### THE TASK
Each line of the material must be returned exactly.

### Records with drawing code
◆ ◆ ◆ ◆ ◆ ◆ ◆

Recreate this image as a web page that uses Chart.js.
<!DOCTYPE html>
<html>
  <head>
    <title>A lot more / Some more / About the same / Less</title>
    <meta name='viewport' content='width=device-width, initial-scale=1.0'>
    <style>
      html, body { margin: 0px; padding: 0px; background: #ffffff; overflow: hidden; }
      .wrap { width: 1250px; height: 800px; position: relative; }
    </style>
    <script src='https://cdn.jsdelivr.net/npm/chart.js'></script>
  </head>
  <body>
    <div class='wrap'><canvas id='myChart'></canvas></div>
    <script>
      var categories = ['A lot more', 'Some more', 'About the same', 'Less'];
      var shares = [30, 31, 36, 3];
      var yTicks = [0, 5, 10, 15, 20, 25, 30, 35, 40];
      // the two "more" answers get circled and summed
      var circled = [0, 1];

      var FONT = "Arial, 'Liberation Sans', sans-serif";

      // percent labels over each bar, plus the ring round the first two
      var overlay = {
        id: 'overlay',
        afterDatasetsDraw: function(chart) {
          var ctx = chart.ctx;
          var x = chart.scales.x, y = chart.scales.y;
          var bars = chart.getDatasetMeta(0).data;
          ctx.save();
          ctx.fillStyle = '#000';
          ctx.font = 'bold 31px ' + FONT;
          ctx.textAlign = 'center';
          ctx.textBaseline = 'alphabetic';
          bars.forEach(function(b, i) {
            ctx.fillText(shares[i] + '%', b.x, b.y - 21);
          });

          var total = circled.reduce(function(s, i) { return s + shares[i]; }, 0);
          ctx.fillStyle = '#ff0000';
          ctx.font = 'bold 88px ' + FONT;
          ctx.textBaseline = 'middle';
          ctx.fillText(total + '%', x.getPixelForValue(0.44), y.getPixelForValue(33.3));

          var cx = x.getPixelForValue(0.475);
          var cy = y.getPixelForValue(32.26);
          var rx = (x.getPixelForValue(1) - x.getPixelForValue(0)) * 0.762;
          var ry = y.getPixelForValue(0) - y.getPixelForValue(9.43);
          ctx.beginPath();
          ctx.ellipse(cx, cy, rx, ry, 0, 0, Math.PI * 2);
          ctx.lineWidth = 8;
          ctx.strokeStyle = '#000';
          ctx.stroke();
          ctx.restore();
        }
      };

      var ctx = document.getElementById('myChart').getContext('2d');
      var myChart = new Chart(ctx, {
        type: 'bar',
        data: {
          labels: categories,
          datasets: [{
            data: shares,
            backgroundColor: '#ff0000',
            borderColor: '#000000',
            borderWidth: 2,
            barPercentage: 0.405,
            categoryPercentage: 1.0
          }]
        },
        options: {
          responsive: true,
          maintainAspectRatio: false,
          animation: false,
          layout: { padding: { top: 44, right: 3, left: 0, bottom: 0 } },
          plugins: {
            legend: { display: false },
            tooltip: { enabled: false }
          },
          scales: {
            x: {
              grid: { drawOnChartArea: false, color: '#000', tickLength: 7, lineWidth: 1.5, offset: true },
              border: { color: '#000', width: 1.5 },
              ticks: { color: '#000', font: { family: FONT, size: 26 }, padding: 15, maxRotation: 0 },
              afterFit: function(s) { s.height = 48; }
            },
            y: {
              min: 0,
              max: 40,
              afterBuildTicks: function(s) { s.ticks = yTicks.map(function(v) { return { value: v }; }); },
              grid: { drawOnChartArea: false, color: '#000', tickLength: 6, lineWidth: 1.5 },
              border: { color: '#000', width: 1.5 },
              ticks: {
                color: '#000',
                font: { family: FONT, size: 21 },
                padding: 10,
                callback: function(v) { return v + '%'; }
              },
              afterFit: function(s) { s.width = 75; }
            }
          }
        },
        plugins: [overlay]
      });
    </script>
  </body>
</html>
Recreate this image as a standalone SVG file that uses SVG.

◆ ◆ ◆ ◆ ◆ ◆ ◆

### CORRECT ANSWER
Recreate this image as a web page that uses Chart.js.
<!DOCTYPE html>
<html>
  <head>
    <title>A lot more / Some more / About the same / Less</title>
    <meta name='viewport' content='width=device-width, initial-scale=1.0'>
    <style>
      html, body { margin: 0px; padding: 0px; background: #ffffff; overflow: hidden; }
      .wrap { width: 1250px; height: 800px; position: relative; }
    </style>
    <script src='https://cdn.jsdelivr.net/npm/chart.js'></script>
  </head>
  <body>
    <div class='wrap'><canvas id='myChart'></canvas></div>
    <script>
      var categories = ['A lot more', 'Some more', 'About the same', 'Less'];
      var shares = [30, 31, 36, 3];
      var yTicks = [0, 5, 10, 15, 20, 25, 30, 35, 40];
      // the two "more" answers get circled and summed
      var circled = [0, 1];

      var FONT = "Arial, 'Liberation Sans', sans-serif";

      // percent labels over each bar, plus the ring round the first two
      var overlay = {
        id: 'overlay',
        afterDatasetsDraw: function(chart) {
          var ctx = chart.ctx;
          var x = chart.scales.x, y = chart.scales.y;
          var bars = chart.getDatasetMeta(0).data;
          ctx.save();
          ctx.fillStyle = '#000';
          ctx.font = 'bold 31px ' + FONT;
          ctx.textAlign = 'center';
          ctx.textBaseline = 'alphabetic';
          bars.forEach(function(b, i) {
            ctx.fillText(shares[i] + '%', b.x, b.y - 21);
          });

          var total = circled.reduce(function(s, i) { return s + shares[i]; }, 0);
          ctx.fillStyle = '#ff0000';
          ctx.font = 'bold 88px ' + FONT;
          ctx.textBaseline = 'middle';
          ctx.fillText(total + '%', x.getPixelForValue(0.44), y.getPixelForValue(33.3));

          var cx = x.getPixelForValue(0.475);
          var cy = y.getPixelForValue(32.26);
          var rx = (x.getPixelForValue(1) - x.getPixelForValue(0)) * 0.762;
          var ry = y.getPixelForValue(0) - y.getPixelForValue(9.43);
          ctx.beginPath();
          ctx.ellipse(cx, cy, rx, ry, 0, 0, Math.PI * 2);
          ctx.lineWidth = 8;
          ctx.strokeStyle = '#000';
          ctx.stroke();
          ctx.restore();
        }
      };

      var ctx = document.getElementById('myChart').getContext('2d');
      var myChart = new Chart(ctx, {
        type: 'bar',
        data: {
          labels: categories,
          datasets: [{
            data: shares,
            backgroundColor: '#ff0000',
            borderColor: '#000000',
            borderWidth: 2,
            barPercentage: 0.405,
            categoryPercentage: 1.0
          }]
        },
        options: {
          responsive: true,
          maintainAspectRatio: false,
          animation: false,
          layout: { padding: { top: 44, right: 3, left: 0, bottom: 0 } },
          plugins: {
            legend: { display: false },
            tooltip: { enabled: false }
          },
          scales: {
            x: {
              grid: { drawOnChartArea: false, color: '#000', tickLength: 7, lineWidth: 1.5, offset: true },
              border: { color: '#000', width: 1.5 },
              ticks: { color: '#000', font: { family: FONT, size: 26 }, padding: 15, maxRotation: 0 },
              afterFit: function(s) { s.height = 48; }
            },
            y: {
              min: 0,
              max: 40,
              afterBuildTicks: function(s) { s.ticks = yTicks.map(function(v) { return { value: v }; }); },
              grid: { drawOnChartArea: false, color: '#000', tickLength: 6, lineWidth: 1.5 },
              border: { color: '#000', width: 1.5 },
              ticks: {
                color: '#000',
                font: { family: FONT, size: 21 },
                padding: 10,
                callback: function(v) { return v + '%'; }
              },
              afterFit: function(s) { s.width = 75; }
            }
          }
        },
        plugins: [overlay]
      });
    </script>
  </body>
</html>
Recreate this image as a standalone SVG file that uses SVG.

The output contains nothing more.